"To kolor Leopard Racing" – specjalnie dla nas Efrén Vázquez

Ten wywiad był możliwy dzięki wsparciu naszych czytelników. Jeśli chcesz czytać więcej ekskluzywnych wywiadów 1-na-1, postaw nam kawę!

Efrén Vázquez jest jednym z kilku zawodników, którzy dostali się do Motocyklowych Mistrzostw Świata dzięki MotoGP Academy. Urodzony w Hiszpanii, obecnie reprezentujący barwy Leopard Racing w klasie Moto3, stanął na podium już trzeci raz w tym sezonie. Zajęliśmy mu chwilę świeżo po jego występie w Barcelonie.

For English version click here

Pierwsze pytanie na rozluźnienie. Jakiego koloru jest Twój motocykl? Pytam, ponieważ przy każdej relacji zarówno kibice jak i nasi komentatorzy próbują rozwikłać tę zagadkę. Dla mnie jest to np. nienasycony turkus a jak jest naprawdę?
Tak, to bardzo ładny kolor podobny do turkusowego, ale trudno powiedzieć, jak dokładnie się nazywa. Dla mnie to bardzo proste – to kolor Leopard Racing! (śmiech) Pantone 319C.

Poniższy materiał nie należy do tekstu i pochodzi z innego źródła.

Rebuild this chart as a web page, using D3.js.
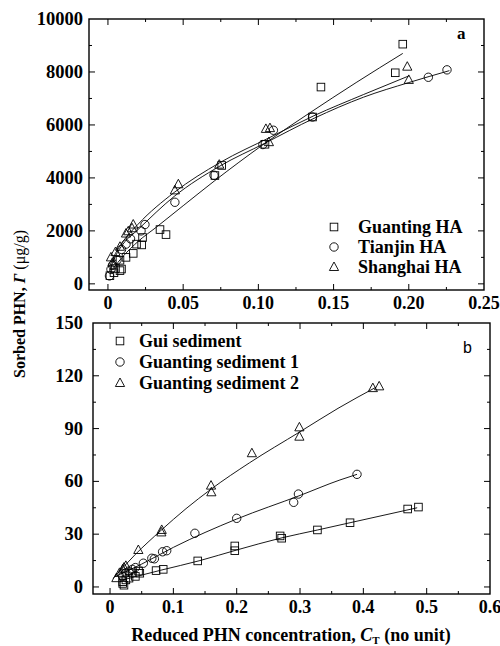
<!DOCTYPE html>
<html>
<head>
<meta charset="utf-8">
<script src="https://cdn.jsdelivr.net/npm/d3@7"></script>
<style>
  body { margin: 0; background: #fff; }
  text { font-family: "Liberation Serif", "DejaVu Serif", serif; }
</style>
</head>
<body>
<svg id="chart" width="500" height="646"></svg>
<script>
// ---- panel a : humic acids ----
var guantingHA = [[0.0013,310],[0.004,420],[0.005,580],[0.008,500],[0.009,560],[0.008,890],[0.012,1000],
                  [0.0168,1150],[0.019,1500],[0.0224,1470],[0.023,1750],[0.0346,2050],[0.0386,1860],
                  [0.0711,4090],[0.0756,4470],[0.1044,5270],[0.136,6300],[0.1416,7430],[0.191,7970],[0.196,9050]];
var tianjinHA  = [[0.001,300],[0.002,550],[0.003,700],[0.006,900],[0.009,1300],[0.012,1500],[0.015,1700],
                  [0.022,2000],[0.0246,2240],[0.0445,3080],[0.0705,4100],[0.103,5260],[0.11,5800],
                  [0.136,6300],[0.213,7800],[0.2254,8080]];
var shanghaiHA = [[0.002,1000],[0.003,800],[0.005,1200],[0.008,1400],[0.012,1900],[0.0135,1985],[0.016,2100],
                  [0.0168,2240],[0.0445,3530],[0.0468,3760],[0.074,4500],[0.105,5850],[0.1077,5880],
                  [0.107,5350],[0.199,8200],[0.2,7700]];
var guantingHAFit = [[0.003,550],[0.0102,1050],[0.02,1600],[0.0324,2150],[0.05,2950],[0.0711,3900],
                     [0.103,5250],[0.134,6450],[0.165,7600],[0.196,8700]];
var tianjinHAFit  = [[0.001,500],[0.005,1050],[0.01,1500],[0.02,2050],[0.044,3300],[0.0745,4450],
                     [0.104,5300],[0.137,6250],[0.17,7050],[0.2,7600],[0.227,8050]];
var shanghaiHAFit = [[0.001,650],[0.005,1150],[0.01,1600],[0.02,2250],[0.044,3450],[0.0745,4580],
                     [0.1077,5530],[0.137,6350],[0.17,7150],[0.2,7850]];

// ---- panel b : sediments ----
var guiSed   = [[0.02,2],[0.02,3],[0.022,1],[0.025,4],[0.03,5],[0.035,8],[0.04,6],[0.045,9],[0.047,7.8],
                [0.0727,9.3],[0.084,10],[0.1385,14.8],[0.197,20.6],[0.197,23.3],[0.2686,29],[0.271,27.7],
                [0.3275,32.4],[0.379,36.5],[0.47,44.3],[0.487,45.4]];
var guantSed1 = [[0.02,6],[0.025,8],[0.03,9],[0.035,10],[0.04,11],[0.0526,13.5],[0.066,16.3],[0.07,16],
                 [0.083,20],[0.0895,20.6],[0.134,30.5],[0.2,39],[0.29,48.1],[0.2975,52.8],[0.39,64]];
var guantSed2 = [[0.01,5],[0.015,8],[0.02,10],[0.022,11],[0.025,12],[0.0447,21],[0.081,31],[0.0816,32.4],
                 [0.1595,57.6],[0.16,53.8],[0.224,76],[0.299,85.4],[0.299,90.7],[0.415,113],[0.425,114]];
var guiSedFit   = [[0.02,4],[0.08,9.5],[0.142,15],[0.2,21],[0.27,27.8],[0.328,32.4],[0.379,36.5],[0.485,45]];
var guantSed1Fit = [[0.008,5.9],[0.05,13],[0.1,22.5],[0.2,38.6],[0.3,52],[0.363,60.8],[0.39,64]];
var guantSed2Fit = [[0.005,4.9],[0.04,18.5],[0.08,32],[0.12,44.5],[0.16,55.7],[0.22,70.5],[0.3,88.2],
                    [0.36,101.5],[0.42,113.5]];

var xTicksA = [0, 0.05, 0.10, 0.15, 0.20, 0.25];
var xLabelsA = ["0", "0.05", "0.10", "0.15", "0.20", "0.25"];
var yTicksA = [0, 2000, 4000, 6000, 8000, 10000];
var xTicksB = [0, 0.1, 0.2, 0.3, 0.4, 0.5, 0.6];
var yTicksB = [0, 30, 60, 90, 120, 150];

var legendA = ["Guanting HA", "Tianjin HA", "Shanghai HA"];
var legendB = ["Gui sediment", "Guanting sediment 1", "Guanting sediment 2"];

var svg = d3.select("#chart");

function marker(g, type, x, y){
    if( type == 0 ){
        g.append("rect").attr("x", x-3.8).attr("y", y-3.8).attr("width", 7.6).attr("height", 7.6)
            .attr("fill", "none").attr("stroke", "#000").attr("stroke-width", 0.9);
    }
    else if( type == 1 ){
        g.append("circle").attr("cx", x).attr("cy", y).attr("r", 4.2)
            .attr("fill", "none").attr("stroke", "#000").attr("stroke-width", 0.9);
    }
    else{
        g.append("path").attr("d", "M" + x + "," + (y-5) + "L" + (x+4.6) + "," + (y+3.5) + "L" + (x-4.6) + "," + (y+3.5) + "Z")
            .attr("fill", "none").attr("stroke", "#000").attr("stroke-width", 0.9);
    }
}

function panel(opt){
    var x = d3.scaleLinear().domain(opt.xDom).range([opt.left, opt.right]);
    var y = d3.scaleLinear().domain(opt.yDom).range([opt.bottom, opt.top]);
    var g = svg.append("g");

    g.append("rect").attr("x", opt.left).attr("y", opt.top)
        .attr("width", opt.right - opt.left).attr("height", opt.bottom - opt.top)
        .attr("fill", "none").attr("stroke", "#000").attr("stroke-width", 1.4);

    // inward ticks, major + minor
    var xMinor = d3.range(0, opt.xTicks.length*2 - 1).map(function(i){ return opt.xTicks[0] + i*(opt.xTicks[1]-opt.xTicks[0])/2; });
    var yMinor = d3.range(0, opt.yTicks.length*2 - 1).map(function(i){ return opt.yTicks[0] + i*(opt.yTicks[1]-opt.yTicks[0])/2; });
    xMinor.forEach(function(v, i){
        var len = i % 2 == 0 ? 6 : 3;
        if( x(v) <= opt.left + 1 || x(v) >= opt.right - 1 ) return;
        g.append("line").attr("x1", x(v)).attr("x2", x(v)).attr("y1", opt.bottom).attr("y2", opt.bottom - len).attr("stroke", "#000");
        g.append("line").attr("x1", x(v)).attr("x2", x(v)).attr("y1", opt.top).attr("y2", opt.top + len).attr("stroke", "#000");
    });
    yMinor.forEach(function(v, i){
        var len = i % 2 == 0 ? 6 : 3;
        if( y(v) <= opt.top + 1 ) return;
        g.append("line").attr("x1", opt.left).attr("x2", opt.left + len).attr("y1", y(v)).attr("y2", y(v)).attr("stroke", "#000");
        g.append("line").attr("x1", opt.right).attr("x2", opt.right - len).attr("y1", y(v)).attr("y2", y(v)).attr("stroke", "#000");
    });

    opt.xTicks.forEach(function(v, i){
        g.append("text").attr("x", x(v)).attr("y", opt.bottom + 19).attr("text-anchor", "middle")
            .attr("font-size", 18).attr("font-weight", "bold").text(opt.xLabels[i]);
    });
    opt.yTicks.forEach(function(v){
        g.append("text").attr("x", opt.labRight).attr("y", y(v) + 6).attr("text-anchor", "end")
            .attr("font-size", 18.5).attr("font-weight", "bold").text(v);
    });

    var line = d3.line().curve(d3.curveMonotoneX).x(function(d){ return x(d[0]); }).y(function(d){ return y(d[1]); });
    opt.fits.forEach(function(f){
        g.append("path").datum(f).attr("d", line).attr("fill", "none").attr("stroke", "#000").attr("stroke-width", 0.9);
    });
    opt.series.forEach(function(s, k){
        s.forEach(function(d){ marker(g, k, x(d[0]), y(d[1])); });
    });

    // legend
    opt.legend.forEach(function(name, k){
        var ly = opt.legY + k*opt.legStep;
        marker(g, k, opt.legX, ly);
        g.append("text").attr("x", opt.legX + opt.legGap).attr("y", ly + 6).attr("font-size", 18)
            .attr("font-weight", "bold").text(name);
    });
    g.append("text").attr("x", opt.tagX).attr("y", opt.tagY).attr("font-size", opt.tagBold ? 17 : 16)
        .attr("font-weight", opt.tagBold ? "bold" : "normal")
        .style("font-family", opt.tagBold ? null : "'Liberation Sans', sans-serif").text(opt.tag);
}

panel({ left: 89, right: 484, top: 19, bottom: 290, labRight: 83,
        xDom: [-0.0126, 0.25], yDom: [-232, 10000],
        xTicks: xTicksA, xLabels: xLabelsA, yTicks: yTicksA,
        series: [guantingHA, tianjinHA, shanghaiHA],
        fits: [guantingHAFit, tianjinHAFit, shanghaiHAFit],
        legend: legendA, legX: 334, legY: 227, legStep: 20, legGap: 24,
        tag: "a", tagX: 457, tagY: 39, tagBold: true });

panel({ left: 93, right: 490, top: 323, bottom: 594, labRight: 83,
        xDom: [-0.0269, 0.6], yDom: [-4, 150],
        xTicks: xTicksB, xLabels: xTicksB.map(String), yTicks: yTicksB,
        series: [guiSed, guantSed1, guantSed2],
        fits: [guiSedFit, guantSed1Fit, guantSed2Fit],
        legend: legendB, legX: 120, legY: 341, legStep: 21, legGap: 19,
        tag: "b", tagX: 463, tagY: 353, tagBold: false });

// axis titles
var yt = svg.append("text").attr("transform", "translate(25,304) rotate(-90)")
    .attr("text-anchor", "middle").attr("font-size", 16).attr("font-weight", "bold");
yt.append("tspan").text("Sorbed PHN, ");
yt.append("tspan").attr("font-style", "italic").text("Γ");
yt.append("tspan").attr("font-weight", "normal").text(" (μg/g)");

var xt = svg.append("text").attr("x", 291).attr("y", 641)
    .attr("text-anchor", "middle").attr("font-size", 18).attr("font-weight", "bold");
xt.append("tspan").text("Reduced PHN concentration, ");
xt.append("tspan").attr("font-style", "italic").text("C");
xt.append("tspan").attr("font-size", 11).attr("dy", 3).text("T");
xt.append("tspan").attr("dy", -3).text(" (no unit)");
</script>
</body>
</html>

Jak okłada Ci się współpraca z młodszymi zawodnik w Twojej ekipie? Współpracujecie razem, proszą o pomoc czy każdy myśli raczej o sobie?
Czasami potrzebują oni mojej pomocy. Hiroki częściej, bo to młody zawodnik, ale w klasie Moto3 najważniejszy jest zawodnik i jego wiara w siebie. Nie ma więc żadnych tajemnic.

W 2014 roku wygrałeś swój pierwszy wyścig, pokonując Romano Fenatiego o zaledwie 0.065 sekund. Co wtedy czułeś?
(śmiech) To były najdłuższe chwile mojego życia… Cieszyłem się z pierwszego zwycięstwa, choć z pewnością dla mojego rywala to nie było zabawne.

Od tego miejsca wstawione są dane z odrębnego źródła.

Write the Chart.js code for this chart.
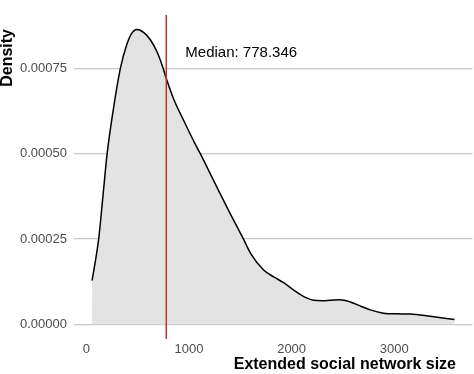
<!DOCTYPE html>
<html>
<head>
<meta charset="utf-8">
<script src="https://cdn.jsdelivr.net/npm/chart.js@4/dist/chart.umd.min.js"></script>
<style>
  html, body { margin: 0; padding: 0; background: #ffffff; }
  #wrap { width: 474px; height: 374px; }
</style>
</head>
<body>
<div id="wrap"><canvas id="c" width="474" height="374"></canvas></div>
<script>
// ---- Data ----
const networkSize = [55, 90, 120, 160, 202, 260, 331, 396, 440, 494, 560, 623, 689, 743, 779, 850, 950, 1052, 1110, 1250, 1400, 1530, 1600, 1727, 1830, 1922, 2052, 2140, 2214, 2300, 2377, 2474, 2571, 2680, 2766, 2896, 3030, 3156, 3351, 3587];
const densityValues = [0.000128, 0.000190, 0.000251, 0.000372, 0.000500, 0.000625, 0.000750, 0.000822, 0.000852, 0.000864, 0.000855, 0.000834, 0.000798, 0.000755, 0.000720, 0.000660, 0.000596, 0.000533, 0.000500, 0.000415, 0.000325, 0.000250, 0.000208, 0.000159, 0.000138, 0.000122, 0.0000937, 0.0000780, 0.0000703, 0.0000690, 0.0000703, 0.0000720, 0.0000655, 0.0000520, 0.0000422, 0.0000326, 0.0000305, 0.0000298, 0.0000233, 0.0000141];
const xTickValues = [0, 1000, 2000, 3000];
const yTickValues = [0, 0.00025, 0.0005, 0.00075];
const medianValue = 778.346;
const xTitle = 'Extended social network size';
const yTitle = 'Density';

// ---- Scale limits (ggplot-style 5% expansion) ----
const xMin = -121, xMax = 3763;
const yMin = -0.0000432, yMax = 0.000907;
const medianLabelPos = { x: 964, y: 0.000783 };

const FONT = '"Liberation Sans", Arial, Helvetica, sans-serif';

const densityPoints = networkSize.map((x, i) => ({ x: x, y: densityValues[i] }));
const medianPoints = [{ x: medianValue, y: yMin }, { x: medianValue, y: yMax }];

const annotations = {
  id: 'annotations',
  afterDraw(chart) {
    const ctx = chart.ctx;
    const xs = chart.scales.x, ys = chart.scales.y;
    ctx.save();
    ctx.fillStyle = '#000000';
    ctx.font = '15px ' + FONT;
    ctx.textAlign = 'left';
    ctx.textBaseline = 'alphabetic';
    ctx.fillText('Median: ' + medianValue, xs.getPixelForValue(medianLabelPos.x), ys.getPixelForValue(medianLabelPos.y));
    ctx.font = 'bold 16px ' + FONT;
    ctx.textAlign = 'right';
    ctx.textBaseline = 'middle';
    ctx.fillText(xTitle, 456, 365);
    ctx.translate(8, 29);
    ctx.rotate(-Math.PI / 2);
    ctx.textAlign = 'right';
    ctx.textBaseline = 'middle';
    ctx.fillText(yTitle, 0, 0);
    ctx.restore();
  }
};

new Chart(document.getElementById('c'), {
  type: 'line',
  data: {
    datasets: [
      {
        label: 'Median',
        data: medianPoints,
        borderColor: '#c8302f',
        borderWidth: 1.5,
        pointRadius: 0,
        fill: false,
        order: 0
      },
      {
        label: 'Density',
        data: densityPoints,
        borderColor: '#000000',
        borderWidth: 1.5,
        backgroundColor: '#e3e3e3',
        fill: 'origin',
        pointRadius: 0,
        cubicInterpolationMode: 'monotone',
        order: 1
      }
    ]
  },
  options: {
    responsive: false,
    animation: false,
    events: [],
    layout: { padding: { top: 1, right: 1.5, left: 0, bottom: 0 } },
    plugins: {
      legend: { display: false },
      tooltip: { enabled: false },
      title: { display: false }
    },
    scales: {
      x: {
        type: 'linear',
        min: xMin,
        max: xMax,
        grid: { display: false, drawTicks: false },
        border: { display: false },
        ticks: {
          font: { family: FONT, size: 13 },
          color: '#4d4d4d',
          padding: 3,
          maxRotation: 0,
          autoSkip: false,
          callback: v => String(v)
        },
        afterBuildTicks: s => { s.ticks = xTickValues.map(v => ({ value: v })); },
        afterFit: s => { s.height = 35; }
      },
      y: {
        type: 'linear',
        min: yMin,
        max: yMax,
        grid: { color: '#c9c9c9', lineWidth: 1.2, drawTicks: false },
        border: { display: false },
        ticks: {
          font: { family: FONT, size: 13 },
          color: '#4d4d4d',
          padding: 7,
          callback: v => Number(v).toFixed(5)
        },
        afterBuildTicks: s => { s.ticks = yTickValues.map(v => ({ value: v })); },
        afterFit: s => { s.width = 74; }
      }
    }
  },
  plugins: [annotations]
});
</script>
</body>
</html>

Klasa Moto3 to obecnie klasa, złożona z bardzo młodych i utalentowanych zawodników. Nie uważasz jednak, że kilkoro z nich jest za młodych na ową klasę i raczej powinni jeszcze się doszkolić?
Tak! To prawda, jest to kategoria dla młodych zawodników, ale myślę, że pojawili się za wcześnie. Po 8-9 latach zaczyna ich męczyć życie w ciągłej podróży i koniec kariery przychodzi w wieku 27-28 lat. Większość ludzi nie wie potem, co zrobić ze sobą przez resztę życia.

Który tor pasuje Ci najbardziej a który najmniej i dlaczego?
Lubię Jerez i Phillip Island, bo to bardzo szybkie tory. Austin nie jest moim ulubionym torem, ale stanąłem tam na podium w ostatnich dwóch latach.

Jack Miller po zdobyciu wicemistrzostwa w Moto3 przeskoczył jedną klasę i awansował do MotoGP, gdzie zdobył do tej pory tylko sześć punktów. Czy gdybyś miał możliwość, też być przeskoczył do najwyższej klasy czy jednak wypełnił wszystkie szczeble drabiny?
MotoGP to trudna klasa, nie wszystko jest takie proste. Żeby móc walczyć, potrzebujesz dobrego motocykla, a żeby tak było, musisz być we właściwym miejscu i mieć duże wsparcie sponsorów.

Jakie są Twoje plany na przyszłość?
Cieszyć się każdą chwilą mojego życia!